Each line of the data that includes the string "script" is to be copied out.
---
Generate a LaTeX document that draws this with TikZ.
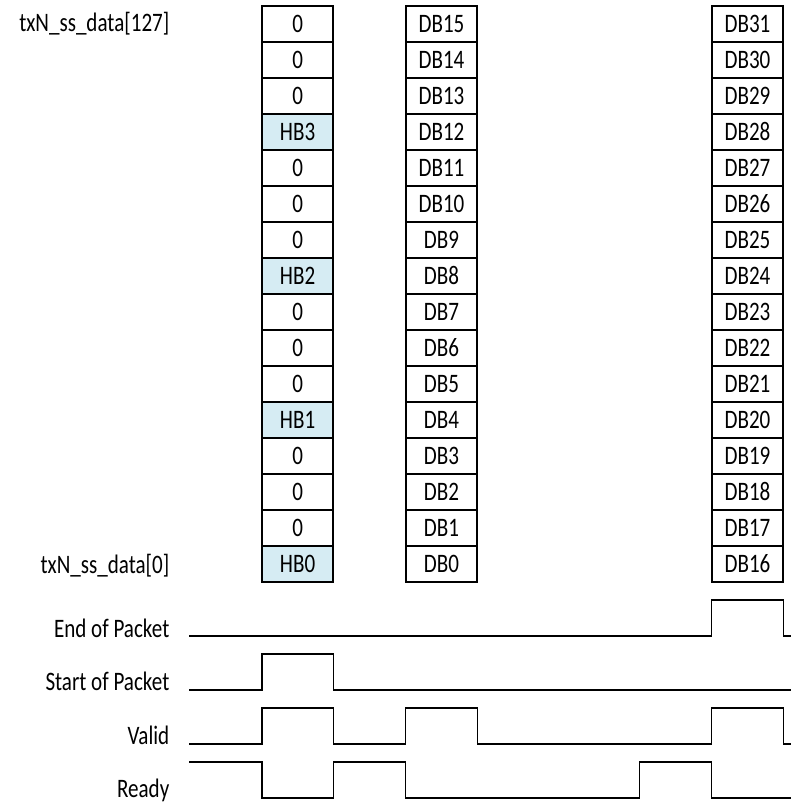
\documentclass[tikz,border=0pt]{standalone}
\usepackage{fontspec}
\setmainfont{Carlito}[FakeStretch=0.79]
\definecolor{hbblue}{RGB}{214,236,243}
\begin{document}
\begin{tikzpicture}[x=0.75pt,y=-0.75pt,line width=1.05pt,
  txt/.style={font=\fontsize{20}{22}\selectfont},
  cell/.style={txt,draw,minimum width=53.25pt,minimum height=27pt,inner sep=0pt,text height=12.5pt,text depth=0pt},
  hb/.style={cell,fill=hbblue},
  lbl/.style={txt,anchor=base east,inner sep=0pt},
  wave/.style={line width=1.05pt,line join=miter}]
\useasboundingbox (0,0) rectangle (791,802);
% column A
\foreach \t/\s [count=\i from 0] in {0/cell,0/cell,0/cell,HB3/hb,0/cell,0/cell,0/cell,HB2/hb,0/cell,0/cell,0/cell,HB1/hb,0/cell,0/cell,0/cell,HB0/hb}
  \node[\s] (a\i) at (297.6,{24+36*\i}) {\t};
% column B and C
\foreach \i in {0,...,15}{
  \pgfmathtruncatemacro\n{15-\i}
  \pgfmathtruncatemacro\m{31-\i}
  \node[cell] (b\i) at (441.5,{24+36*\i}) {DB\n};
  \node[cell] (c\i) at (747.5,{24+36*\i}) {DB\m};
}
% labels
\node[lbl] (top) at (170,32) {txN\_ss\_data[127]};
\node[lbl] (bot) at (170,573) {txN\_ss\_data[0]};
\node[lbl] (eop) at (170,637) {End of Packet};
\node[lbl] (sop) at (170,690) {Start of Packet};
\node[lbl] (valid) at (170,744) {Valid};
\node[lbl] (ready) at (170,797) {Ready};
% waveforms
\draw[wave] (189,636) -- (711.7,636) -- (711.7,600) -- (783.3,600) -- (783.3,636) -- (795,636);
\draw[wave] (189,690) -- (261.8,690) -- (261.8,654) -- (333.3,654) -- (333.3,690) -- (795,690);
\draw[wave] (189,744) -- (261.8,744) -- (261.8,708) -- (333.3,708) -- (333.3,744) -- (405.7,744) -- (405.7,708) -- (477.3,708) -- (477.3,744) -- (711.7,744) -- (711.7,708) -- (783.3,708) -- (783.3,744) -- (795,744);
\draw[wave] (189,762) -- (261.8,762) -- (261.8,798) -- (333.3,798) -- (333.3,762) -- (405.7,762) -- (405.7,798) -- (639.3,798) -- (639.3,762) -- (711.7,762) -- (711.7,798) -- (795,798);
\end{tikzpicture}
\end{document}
---
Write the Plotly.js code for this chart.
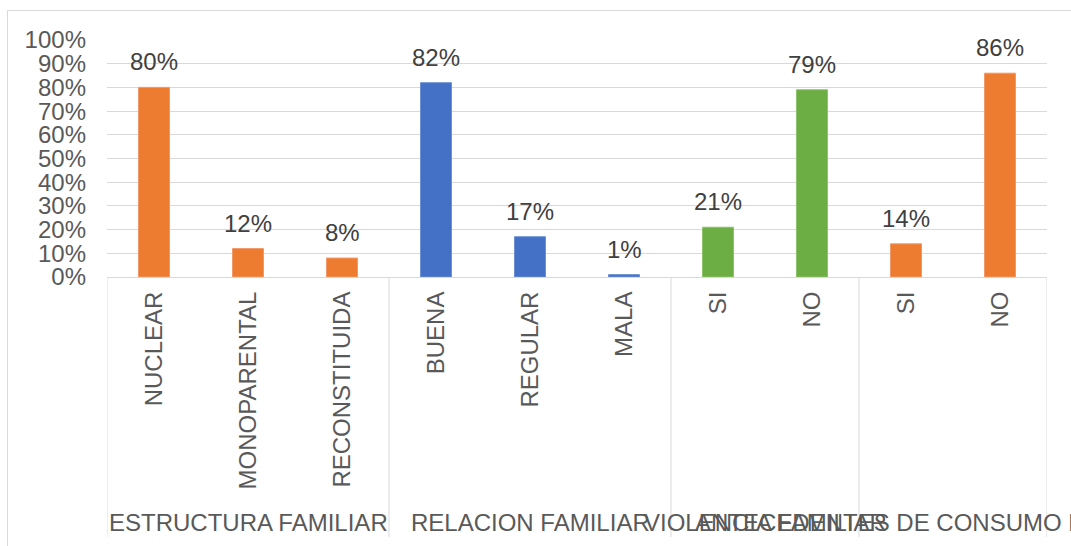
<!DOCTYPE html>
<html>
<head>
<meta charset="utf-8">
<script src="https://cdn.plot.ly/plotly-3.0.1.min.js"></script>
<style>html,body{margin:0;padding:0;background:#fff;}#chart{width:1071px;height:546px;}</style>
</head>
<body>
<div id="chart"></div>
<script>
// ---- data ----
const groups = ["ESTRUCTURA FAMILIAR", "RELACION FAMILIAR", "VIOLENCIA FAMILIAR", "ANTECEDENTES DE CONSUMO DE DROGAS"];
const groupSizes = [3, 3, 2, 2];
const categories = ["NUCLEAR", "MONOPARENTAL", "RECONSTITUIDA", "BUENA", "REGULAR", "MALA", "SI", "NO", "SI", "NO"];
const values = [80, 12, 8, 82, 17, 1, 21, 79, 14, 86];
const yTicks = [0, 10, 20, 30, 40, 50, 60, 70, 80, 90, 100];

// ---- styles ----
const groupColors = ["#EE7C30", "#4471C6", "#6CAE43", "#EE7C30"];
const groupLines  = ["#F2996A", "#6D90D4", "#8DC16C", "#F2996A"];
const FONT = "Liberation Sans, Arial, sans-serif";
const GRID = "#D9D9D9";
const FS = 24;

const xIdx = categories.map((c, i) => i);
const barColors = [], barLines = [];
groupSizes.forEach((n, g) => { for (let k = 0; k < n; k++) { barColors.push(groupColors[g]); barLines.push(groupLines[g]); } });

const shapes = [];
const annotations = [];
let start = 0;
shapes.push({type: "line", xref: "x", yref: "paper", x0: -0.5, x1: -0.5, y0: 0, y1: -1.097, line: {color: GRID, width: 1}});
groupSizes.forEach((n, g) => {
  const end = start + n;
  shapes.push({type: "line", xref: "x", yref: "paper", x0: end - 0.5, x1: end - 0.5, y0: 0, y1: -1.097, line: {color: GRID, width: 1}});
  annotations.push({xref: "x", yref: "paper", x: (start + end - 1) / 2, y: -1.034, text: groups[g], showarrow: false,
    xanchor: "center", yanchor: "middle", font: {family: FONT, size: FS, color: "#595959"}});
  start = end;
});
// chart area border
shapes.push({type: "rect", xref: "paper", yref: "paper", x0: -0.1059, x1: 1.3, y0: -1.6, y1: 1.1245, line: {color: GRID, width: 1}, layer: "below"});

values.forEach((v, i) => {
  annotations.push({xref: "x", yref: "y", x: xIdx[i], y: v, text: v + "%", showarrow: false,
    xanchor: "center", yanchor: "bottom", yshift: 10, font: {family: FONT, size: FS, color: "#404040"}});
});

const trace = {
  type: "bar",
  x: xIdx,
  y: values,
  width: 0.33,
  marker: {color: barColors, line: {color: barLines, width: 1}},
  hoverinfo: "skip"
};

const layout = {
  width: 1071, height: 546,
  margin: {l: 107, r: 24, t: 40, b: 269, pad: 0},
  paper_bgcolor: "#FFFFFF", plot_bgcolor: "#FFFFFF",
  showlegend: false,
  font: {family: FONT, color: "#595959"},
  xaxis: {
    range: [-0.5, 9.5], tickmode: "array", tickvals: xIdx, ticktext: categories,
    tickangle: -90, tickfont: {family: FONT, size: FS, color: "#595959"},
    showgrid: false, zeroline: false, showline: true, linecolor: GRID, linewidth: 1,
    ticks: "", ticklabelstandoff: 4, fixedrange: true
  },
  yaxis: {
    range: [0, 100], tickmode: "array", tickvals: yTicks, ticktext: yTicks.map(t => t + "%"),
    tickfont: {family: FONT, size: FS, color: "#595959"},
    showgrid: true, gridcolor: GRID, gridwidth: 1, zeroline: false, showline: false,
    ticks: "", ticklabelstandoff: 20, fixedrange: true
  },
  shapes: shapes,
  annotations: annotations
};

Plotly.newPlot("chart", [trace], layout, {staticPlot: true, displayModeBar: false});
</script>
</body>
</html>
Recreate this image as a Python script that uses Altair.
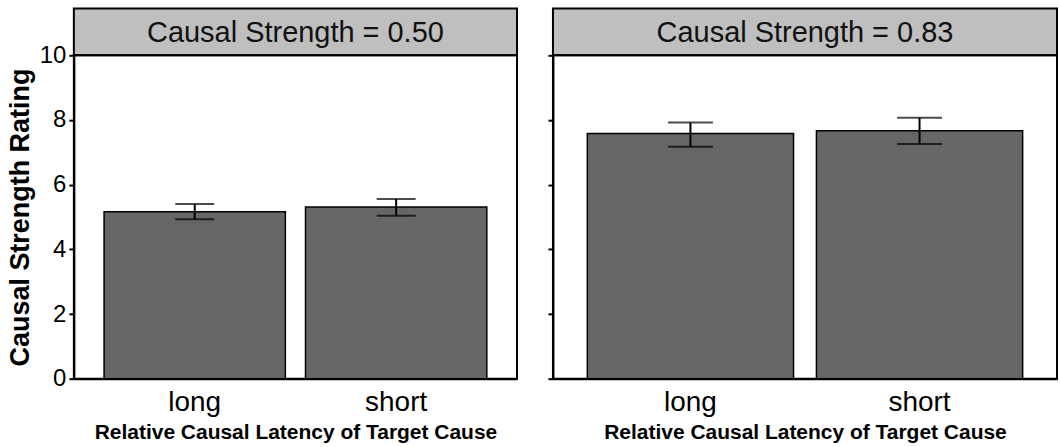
---
• **THE RESPONSE**:
<script src="https://cdn.plot.ly/plotly-3.0.1.min.js"></script>
<script>
</script>
Recreate this image as a Python script that uses Altair.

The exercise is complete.